Entries with chart source code –

========

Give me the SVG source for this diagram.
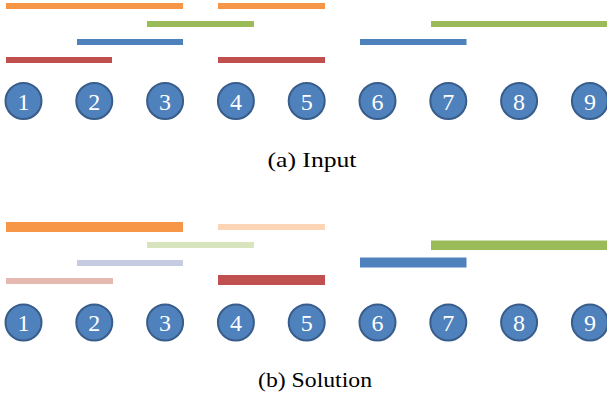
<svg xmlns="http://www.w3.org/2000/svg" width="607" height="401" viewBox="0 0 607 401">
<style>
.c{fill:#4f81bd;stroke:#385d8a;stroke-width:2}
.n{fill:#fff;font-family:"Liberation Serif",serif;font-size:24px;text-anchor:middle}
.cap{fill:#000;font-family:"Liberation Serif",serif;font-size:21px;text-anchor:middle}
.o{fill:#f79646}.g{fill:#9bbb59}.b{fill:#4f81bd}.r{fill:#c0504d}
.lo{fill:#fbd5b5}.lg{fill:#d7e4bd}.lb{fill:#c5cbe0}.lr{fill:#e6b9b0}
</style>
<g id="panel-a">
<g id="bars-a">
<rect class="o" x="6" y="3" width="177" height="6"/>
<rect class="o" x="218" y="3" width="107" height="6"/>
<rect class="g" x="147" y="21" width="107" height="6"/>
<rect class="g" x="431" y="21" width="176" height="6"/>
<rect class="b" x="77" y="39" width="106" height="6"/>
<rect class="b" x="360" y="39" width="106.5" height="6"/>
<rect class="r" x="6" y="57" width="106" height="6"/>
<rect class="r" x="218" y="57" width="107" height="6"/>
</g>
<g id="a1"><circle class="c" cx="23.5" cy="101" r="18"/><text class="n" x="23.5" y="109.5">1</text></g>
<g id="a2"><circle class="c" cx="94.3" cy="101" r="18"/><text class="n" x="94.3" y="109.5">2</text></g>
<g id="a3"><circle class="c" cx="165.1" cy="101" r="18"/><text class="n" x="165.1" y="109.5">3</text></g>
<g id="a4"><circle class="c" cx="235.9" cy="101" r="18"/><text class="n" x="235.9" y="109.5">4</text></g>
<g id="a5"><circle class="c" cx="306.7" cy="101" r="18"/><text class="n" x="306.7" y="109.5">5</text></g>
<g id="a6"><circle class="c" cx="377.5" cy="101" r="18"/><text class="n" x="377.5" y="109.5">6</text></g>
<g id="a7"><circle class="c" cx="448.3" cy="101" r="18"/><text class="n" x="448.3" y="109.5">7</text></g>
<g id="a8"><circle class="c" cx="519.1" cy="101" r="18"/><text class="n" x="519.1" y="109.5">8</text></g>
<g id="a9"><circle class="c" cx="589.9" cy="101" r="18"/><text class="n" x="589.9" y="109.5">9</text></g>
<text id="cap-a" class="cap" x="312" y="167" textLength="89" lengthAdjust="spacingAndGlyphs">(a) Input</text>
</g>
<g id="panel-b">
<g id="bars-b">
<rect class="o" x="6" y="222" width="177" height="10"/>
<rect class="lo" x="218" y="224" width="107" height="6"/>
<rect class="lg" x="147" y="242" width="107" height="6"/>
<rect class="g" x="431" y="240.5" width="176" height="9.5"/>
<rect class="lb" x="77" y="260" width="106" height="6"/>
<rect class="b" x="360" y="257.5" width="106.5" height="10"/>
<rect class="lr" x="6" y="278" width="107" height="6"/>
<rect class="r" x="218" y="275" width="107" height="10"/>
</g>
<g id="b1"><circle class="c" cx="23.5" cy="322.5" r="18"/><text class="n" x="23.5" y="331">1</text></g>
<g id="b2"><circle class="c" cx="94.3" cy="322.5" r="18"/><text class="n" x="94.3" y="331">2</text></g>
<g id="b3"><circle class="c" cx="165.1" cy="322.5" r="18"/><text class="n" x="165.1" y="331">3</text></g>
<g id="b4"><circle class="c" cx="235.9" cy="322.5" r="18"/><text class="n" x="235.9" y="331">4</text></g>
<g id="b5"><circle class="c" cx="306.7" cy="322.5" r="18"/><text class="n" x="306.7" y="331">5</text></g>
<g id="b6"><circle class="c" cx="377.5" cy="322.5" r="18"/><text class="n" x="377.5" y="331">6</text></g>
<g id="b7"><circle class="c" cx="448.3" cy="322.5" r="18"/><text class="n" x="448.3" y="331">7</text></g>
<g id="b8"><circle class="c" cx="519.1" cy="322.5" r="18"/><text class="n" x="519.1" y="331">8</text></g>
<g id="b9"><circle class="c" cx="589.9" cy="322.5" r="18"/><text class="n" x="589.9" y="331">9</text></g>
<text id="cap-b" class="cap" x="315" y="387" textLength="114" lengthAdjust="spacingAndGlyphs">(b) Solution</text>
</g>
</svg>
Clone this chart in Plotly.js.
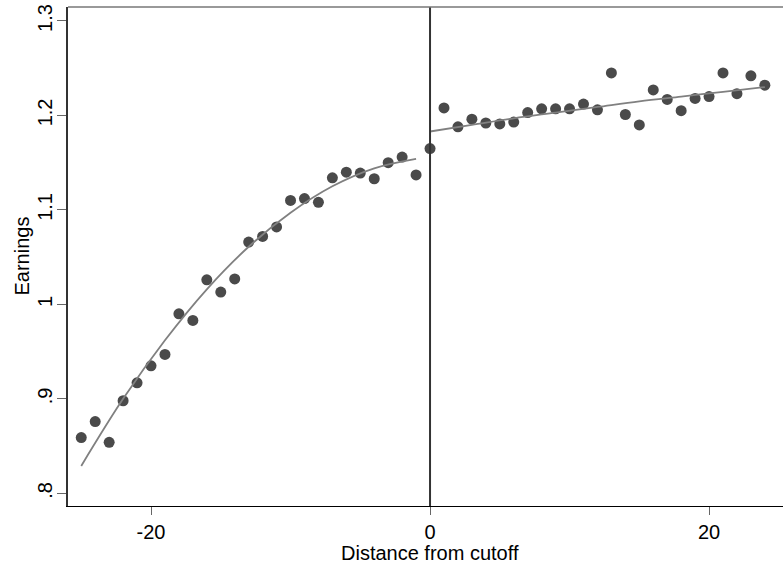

========

What you need to do –
Give the material again exactly as it is, but keep the pictures out.

Exercise answer –
Give me the SVG source for this diagram.
<svg xmlns="http://www.w3.org/2000/svg" width="607" height="401" viewBox="0 0 607 401">
<style>
.c{fill:#4f81bd;stroke:#385d8a;stroke-width:2}
.n{fill:#fff;font-family:"Liberation Serif",serif;font-size:24px;text-anchor:middle}
.cap{fill:#000;font-family:"Liberation Serif",serif;font-size:21px;text-anchor:middle}
.o{fill:#f79646}.g{fill:#9bbb59}.b{fill:#4f81bd}.r{fill:#c0504d}
.lo{fill:#fbd5b5}.lg{fill:#d7e4bd}.lb{fill:#c5cbe0}.lr{fill:#e6b9b0}
</style>
<g id="panel-a">
<g id="bars-a">
<rect class="o" x="6" y="3" width="177" height="6"/>
<rect class="o" x="218" y="3" width="107" height="6"/>
<rect class="g" x="147" y="21" width="107" height="6"/>
<rect class="g" x="431" y="21" width="176" height="6"/>
<rect class="b" x="77" y="39" width="106" height="6"/>
<rect class="b" x="360" y="39" width="106.5" height="6"/>
<rect class="r" x="6" y="57" width="106" height="6"/>
<rect class="r" x="218" y="57" width="107" height="6"/>
</g>
<g id="a1"><circle class="c" cx="23.5" cy="101" r="18"/><text class="n" x="23.5" y="109.5">1</text></g>
<g id="a2"><circle class="c" cx="94.3" cy="101" r="18"/><text class="n" x="94.3" y="109.5">2</text></g>
<g id="a3"><circle class="c" cx="165.1" cy="101" r="18"/><text class="n" x="165.1" y="109.5">3</text></g>
<g id="a4"><circle class="c" cx="235.9" cy="101" r="18"/><text class="n" x="235.9" y="109.5">4</text></g>
<g id="a5"><circle class="c" cx="306.7" cy="101" r="18"/><text class="n" x="306.7" y="109.5">5</text></g>
<g id="a6"><circle class="c" cx="377.5" cy="101" r="18"/><text class="n" x="377.5" y="109.5">6</text></g>
<g id="a7"><circle class="c" cx="448.3" cy="101" r="18"/><text class="n" x="448.3" y="109.5">7</text></g>
<g id="a8"><circle class="c" cx="519.1" cy="101" r="18"/><text class="n" x="519.1" y="109.5">8</text></g>
<g id="a9"><circle class="c" cx="589.9" cy="101" r="18"/><text class="n" x="589.9" y="109.5">9</text></g>
<text id="cap-a" class="cap" x="312" y="167" textLength="89" lengthAdjust="spacingAndGlyphs">(a) Input</text>
</g>
<g id="panel-b">
<g id="bars-b">
<rect class="o" x="6" y="222" width="177" height="10"/>
<rect class="lo" x="218" y="224" width="107" height="6"/>
<rect class="lg" x="147" y="242" width="107" height="6"/>
<rect class="g" x="431" y="240.5" width="176" height="9.5"/>
<rect class="lb" x="77" y="260" width="106" height="6"/>
<rect class="b" x="360" y="257.5" width="106.5" height="10"/>
<rect class="lr" x="6" y="278" width="107" height="6"/>
<rect class="r" x="218" y="275" width="107" height="10"/>
</g>
<g id="b1"><circle class="c" cx="23.5" cy="322.5" r="18"/><text class="n" x="23.5" y="331">1</text></g>
<g id="b2"><circle class="c" cx="94.3" cy="322.5" r="18"/><text class="n" x="94.3" y="331">2</text></g>
<g id="b3"><circle class="c" cx="165.1" cy="322.5" r="18"/><text class="n" x="165.1" y="331">3</text></g>
<g id="b4"><circle class="c" cx="235.9" cy="322.5" r="18"/><text class="n" x="235.9" y="331">4</text></g>
<g id="b5"><circle class="c" cx="306.7" cy="322.5" r="18"/><text class="n" x="306.7" y="331">5</text></g>
<g id="b6"><circle class="c" cx="377.5" cy="322.5" r="18"/><text class="n" x="377.5" y="331">6</text></g>
<g id="b7"><circle class="c" cx="448.3" cy="322.5" r="18"/><text class="n" x="448.3" y="331">7</text></g>
<g id="b8"><circle class="c" cx="519.1" cy="322.5" r="18"/><text class="n" x="519.1" y="331">8</text></g>
<g id="b9"><circle class="c" cx="589.9" cy="322.5" r="18"/><text class="n" x="589.9" y="331">9</text></g>
<text id="cap-b" class="cap" x="315" y="387" textLength="114" lengthAdjust="spacingAndGlyphs">(b) Solution</text>
</g>
</svg>
Clone this chart in Plotly.js.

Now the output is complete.